When pushed as to whether the settlement, with its UDF slated for an area near October Mountain, is good for Lenox, Mitts said that the PCBs to be stored in the UDF in Lee is “the low-level fill.” “I’ve been on record since this whole thing began, since the mediation ended, and no, I don’t think it’s a good thing,” Lane said. “No, I’m not happy about it. Am I realistic enough to realize it’s the best deal we’re going to get? Yeah.”

As part of the settlement agreement, Lenox received about $25 million from GE, funds that Lane said the town hasn’t yet determined how to spend. “I anticipate a lot of that money going toward Lenox Dale, the affected area,” he said. “We haven’t figured out how to go about that. Once we see what the ramifications are once the cleanup starts, we’ll go in that direction.”

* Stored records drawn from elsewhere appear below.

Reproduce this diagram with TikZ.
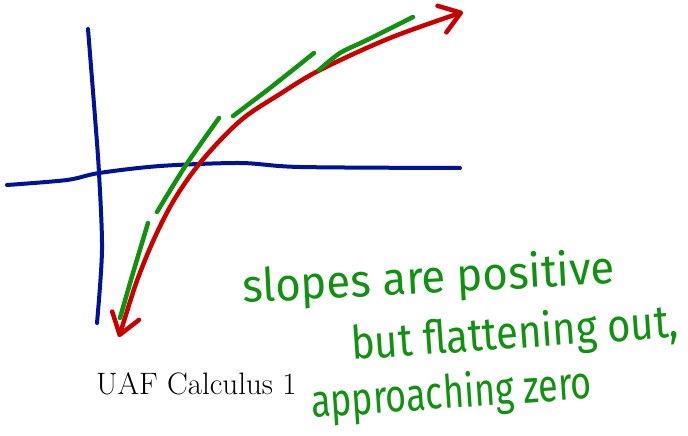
\documentclass[tikz,border=0pt]{standalone}
\usepackage{fontspec}
\usetikzlibrary{arrows.meta}
\newfontfamily\handfont{Fira Sans}
\definecolor{axisblue}{RGB}{0,18,150}
\definecolor{curvered}{RGB}{200,0,0}
\definecolor{slopegreen}{RGB}{16,145,16}

\begin{document}
\begin{tikzpicture}[x=1pt,y=-1pt,
  >={Straight Barb[length=20pt,width=28pt,line width=4.5pt,round]},
  axis/.style={draw=axisblue,line width=4pt,line cap=round,line join=round},
  curve/.style={draw=curvered,line width=4.5pt,line cap=round,<->},
  tanline/.style={draw=slopegreen,line width=4.5pt,line cap=round},
  note/.style={text=slopegreen,font=\handfont\fontsize{46}{46}\selectfont,anchor=base west,inner sep=0pt}]
\useasboundingbox (0,0) rectangle (688,436);
\draw[axis] plot[smooth] coordinates {(88,29) (95,117) (99,173) (102,250) (97,323)};
\draw[axis] plot[smooth] coordinates {(7,185) (67,180) (99,173) (160,166) (240,163) (300,167) (460,168)};
\draw[curve] plot[smooth,tension=0.55] coordinates {(119,337) (143,265) (170,207) (200,163) (240,121) (280,94) (320,70) (390,38) (463,12)};
\foreach \seg in {{(120,318) (133,273) (148,223)},{(157,212) (186,165) (219,118)},{(233,116) (270,88) (314,53)},{(319,70) (340,53) (367,40) (413,17)}}
  \draw[tanline] plot[smooth] coordinates \seg;
\node[note,rotate=3] (slopes) at (243,303) {\scalebox{0.95}[1]{slopes are positive}};
\node[note,rotate=4] (flat) at (352,360) {\scalebox{0.87}[1]{but flattening out,}};
\node[note,rotate=4] (zero) at (312,418) {\scalebox{0.78}[1]{approaching zero}};
\node[font=\fontsize{31}{33}\selectfont,anchor=base west,inner sep=0pt] (course) at (96,394) {UAF Calculus 1};
\end{tikzpicture}
\end{document}
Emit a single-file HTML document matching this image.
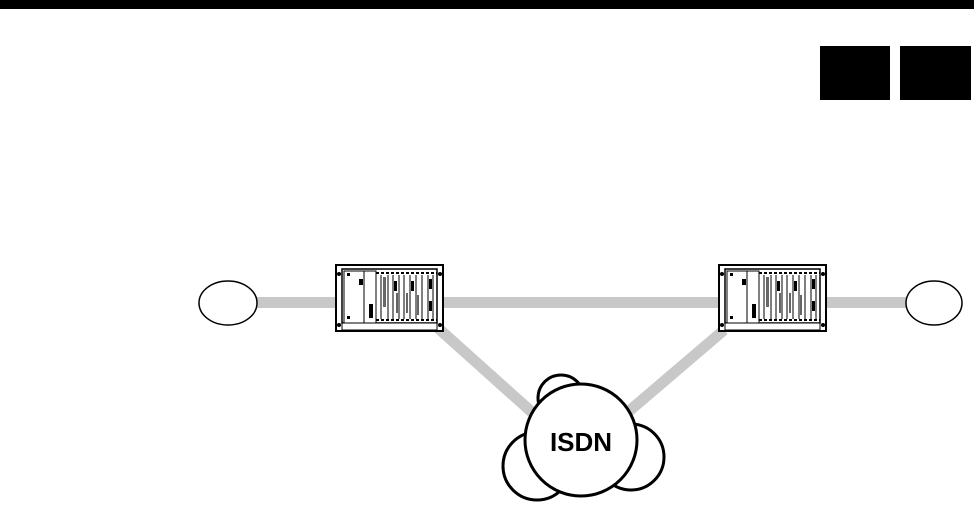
<!DOCTYPE html>
<html><head><style>html,body{margin:0;padding:0;background:#fff;width:974px;height:507px;overflow:hidden}</style></head>
<body>
<svg width="974" height="507" xmlns="http://www.w3.org/2000/svg">
<defs>
<g id="rack">
  <rect x="0" y="0" width="107" height="66" fill="#fff" stroke="#000" stroke-width="2"/>
  <rect x="6" y="4" width="95" height="54" fill="#fff" stroke="#000" stroke-width="1.5"/>
  <rect x="6" y="58" width="95" height="7" fill="#fff" stroke="#000" stroke-width="1"/>
  <rect x="8" y="6" width="20" height="52" fill="#fff" stroke="#000" stroke-width="1"/>
  <rect x="28" y="6" width="12" height="52" fill="#fff" stroke="#000" stroke-width="1"/>
  <rect x="11" y="8" width="3" height="3"/><rect x="11" y="51" width="3" height="3"/>
  <rect x="23" y="14" width="4" height="6"/><rect x="33" y="39" width="4" height="14"/>
  <g stroke="#000" stroke-width="1">
    <line x1="40" y1="8" x2="101" y2="8" stroke-dasharray="3,2" stroke-width="2"/>
    <line x1="40" y1="55" x2="101" y2="55" stroke-dasharray="3,2" stroke-width="2"/>
    <line x1="45" y1="10" x2="45" y2="54"/><line x1="52" y1="10" x2="52" y2="54"/>
    <line x1="57" y1="10" x2="57" y2="54"/><line x1="63" y1="10" x2="63" y2="54"/>
    <line x1="68" y1="10" x2="68" y2="54"/><line x1="74" y1="10" x2="74" y2="54"/>
    <line x1="80" y1="10" x2="80" y2="54"/><line x1="86" y1="10" x2="86" y2="54"/>
    <line x1="92" y1="10" x2="92" y2="54"/><line x1="97" y1="10" x2="97" y2="54"/>
  </g>
  <g fill="#000">
    <rect x="47" y="12" width="3" height="30" opacity=".6"/>
    <rect x="58" y="16" width="3" height="10"/><rect x="75" y="16" width="3" height="10"/>
    <rect x="60" y="28" width="2" height="20" opacity=".6"/><rect x="70" y="28" width="2" height="20" opacity=".6"/>
    <rect x="81" y="30" width="2" height="20" opacity=".6"/><rect x="93" y="14" width="3" height="10"/>
    <rect x="93" y="36" width="3" height="10"/>
  </g>
  <g fill="#000"><circle cx="3" cy="9" r="2"/><circle cx="104" cy="9" r="2"/><circle cx="3" cy="60" r="2"/><circle cx="104" cy="60" r="2"/></g>
</g>
</defs>
<rect x="0" y="0" width="974" height="9" fill="#000"/>
<rect x="820" y="46" width="70" height="54" fill="#000"/>
<rect x="900" y="46" width="71" height="54" fill="#000"/>
<g stroke="#c8c8c8" stroke-width="11" fill="none">
  <line x1="256" y1="302.5" x2="340" y2="302.5"/>
  <line x1="440" y1="302.5" x2="722" y2="302.5"/>
  <line x1="822" y1="302.5" x2="906" y2="302.5"/>
  <line x1="438" y1="328" x2="535" y2="415"/>
  <line x1="724" y1="330" x2="628" y2="412"/>
</g>
<ellipse cx="228" cy="303" rx="29" ry="22" fill="#fff" stroke="#000" stroke-width="1.5"/>
<ellipse cx="934" cy="303" rx="28" ry="22" fill="#fff" stroke="#000" stroke-width="1.5"/>
<use href="#rack" x="336" y="265"/>
<use href="#rack" x="719" y="265"/>
<g fill="#fff" stroke="#000" stroke-width="3">
  <circle cx="561" cy="398" r="23"/>
  <circle cx="537" cy="466" r="34"/>
  <circle cx="631" cy="457" r="33"/>
  <circle cx="581" cy="440" r="56"/>
</g>
<text x="581" y="451" font-family="Liberation Sans, sans-serif" font-weight="bold" font-size="26" text-anchor="middle">ISDN</text>
</svg>
</body></html>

Lenox Town Manager Christopher Ketchen responds to residents’ concerns during an informal session that followed the recent Select Board meeting. Photo by Leslee Bassman.

Town Manager Christopher Ketchen, who is also a Lenox resident, reiterated that the validity of the 2020 agreement has already been litigated through federal court and those challenging it have lost, with the permit remaining in effect.

“Rather than rehashing past history, we take this precious time that we have here this evening and we figure out how we’re going to move forward,” Field said.

Ketchen said the town managers have been putting their blood and energy into promoting the use of rail as opposed to trucks as part of the transportation and disposal plan. “That presupposes that there will be a UDF, because there will be,” he said. “There is going to be a UDF.”

With residents advocating for a revised plan, including a possible feasibility study to determine if it is more cost effective for GE to rail the toxic waste out of the area than to carry out the planned UDF, Field said she hopes the working group members don’t feel the remediation plan is “a done deal.” “The will of the people have won many a battle in the history of this country, and what you saw tonight is just a small fraction of how upset the people are,” she said.

For Julia Thomas, a member of the newly organized Clean Berkshire Collective, the meeting was not only productive but “an energizing moment for Lenox residents who did an amazing job mobilizing their community” while speaking personally about their concerns. “Community input is key to the future of this town,” she said.